Back in 1968, it was hard to imagine that happening. In the first Whole Earth Catalog introduction, Stewart explained why he thought most large institutions had grown moribund and destructive. “So far, remotely done power and glory,” he wrote, “as via government, big business, formal education, church — has succeeded to a point where gross defects obscure actual gains.” The Catalog, he added, was to provide tools that would abet a "realm of intimate personal power.”
But by the time Whole Earth Discipline appeared, Stewart was embracing large organizations; indeed, he’d cofounded Global Business Network, a future-oriented consulting firm specializing in scenario work in the 1980s and 1990s. (He left when it was acquired by Monitor.) “New situation, new motto,” he wrote in 2009. “We are as gods and have to get good at it.” This was just after the financial crisis struck, and the track record for large organizations — and small ones — was not looking good. But the Whole Earth Catalog has always been a publication of faith in people. They can solve the problems that humanity has created, and create new aspirations (and new problems) along the way.
“New situation, new motto,” Stewart Brand wrote in 2009. “We are as gods and have to get good at it.”
The glory and danger of business is the way people sally forth to try things, on an increasingly grand scale. The current issues facing humanity — including income inequality, climate change, demographic shifts, cyber-threats, technological mishap, and global migration — require every ounce of good will and ingenuity we can muster. But it’s too late to retreat from addressing these problems. They have to be tackled with openness, transparency, a basic faith in people, and a certain amount of willingness to act and take joy in that action, even while we’re being thoughtful about it.

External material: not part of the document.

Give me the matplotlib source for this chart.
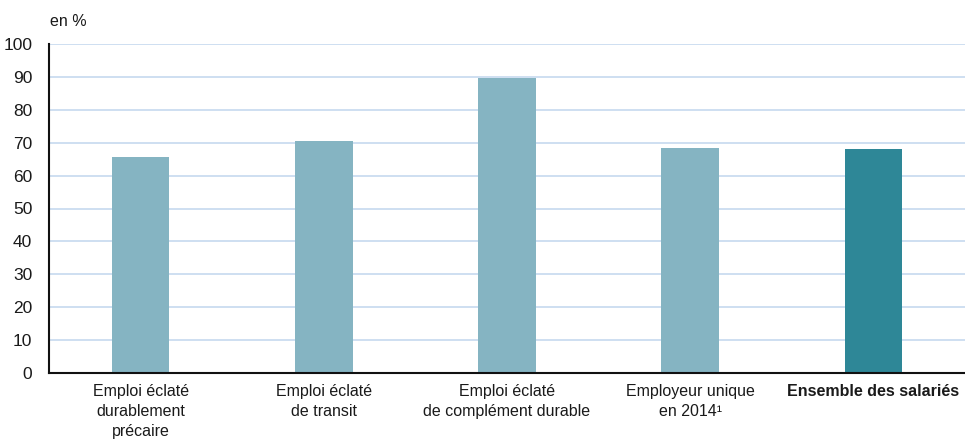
import matplotlib
matplotlib.use('Agg')
import matplotlib.pyplot as plt

categories = [
    'Emploi éclaté\ndurablement\nprécaire',
    'Emploi éclaté\nde transit',
    'Emploi éclaté\nde complément durable',
    'Employeur unique\nen 2014¹',
    'Ensemble des salariés',
]
values = [65.8, 70.6, 89.8, 68.5, 68.2]
colors = ['#85b4c2', '#85b4c2', '#85b4c2', '#85b4c2', '#2e8797']

plt.rcParams['font.family'] = ['Liberation Sans', 'DejaVu Sans']

fig = plt.figure(figsize=(9.65, 4.42), dpi=100)
ax = fig.add_axes([49 / 965, 1 - 373 / 442, 1 - 49 / 965, (373 - 44) / 442])

x = list(range(len(categories)))
ax.bar(x, values, width=0.315, color=colors, zorder=3)

ax.set_xlim(-0.5, 4.5)
ax.set_ylim(0, 100)
ax.set_yticks(range(0, 101, 10))
ax.yaxis.grid(True, color='#c6d9ef', linewidth=1.2, zorder=0)
ax.set_axisbelow(True)

ax.set_xticks(x)
ax.set_xticklabels(categories, fontsize=11.5, linespacing=1.4)
ax.get_xticklabels()[-1].set_fontweight('bold')
ax.tick_params(axis='both', length=0, colors='#1a1a1a')
ax.tick_params(axis='y', pad=12, labelsize=12.5)
ax.tick_params(axis='x', pad=8)

for side in ['top', 'right']:
    ax.spines[side].set_visible(False)
for side in ['left', 'bottom']:
    ax.spines[side].set_linewidth(1.5)
    ax.spines[side].set_color('#111111')
    ax.spines[side].set_zorder(4)

fig.text(50 / 965, 1 - 22 / 442, 'en %', fontsize=11.5, va='center', ha='left', color='#1a1a1a')

fig.savefig('out.png', dpi=100)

That’s the Whole Earth credo. We may not be literally as gods, but we’re already too powerful to shrink back from exercising that power. We need to exercise it more reflectively, with at least an ounce of whimsy to leaven the seriousness of our endeavors. The closing coda of the Whole Earth Catalog, in every edition, was also quoted by Steve Jobs in his commencement address. Every business decision maker, no matter how respectable or imposing he or she may seem, is following its two principles on a daily basis. “Stay hungry. Stay foolish.”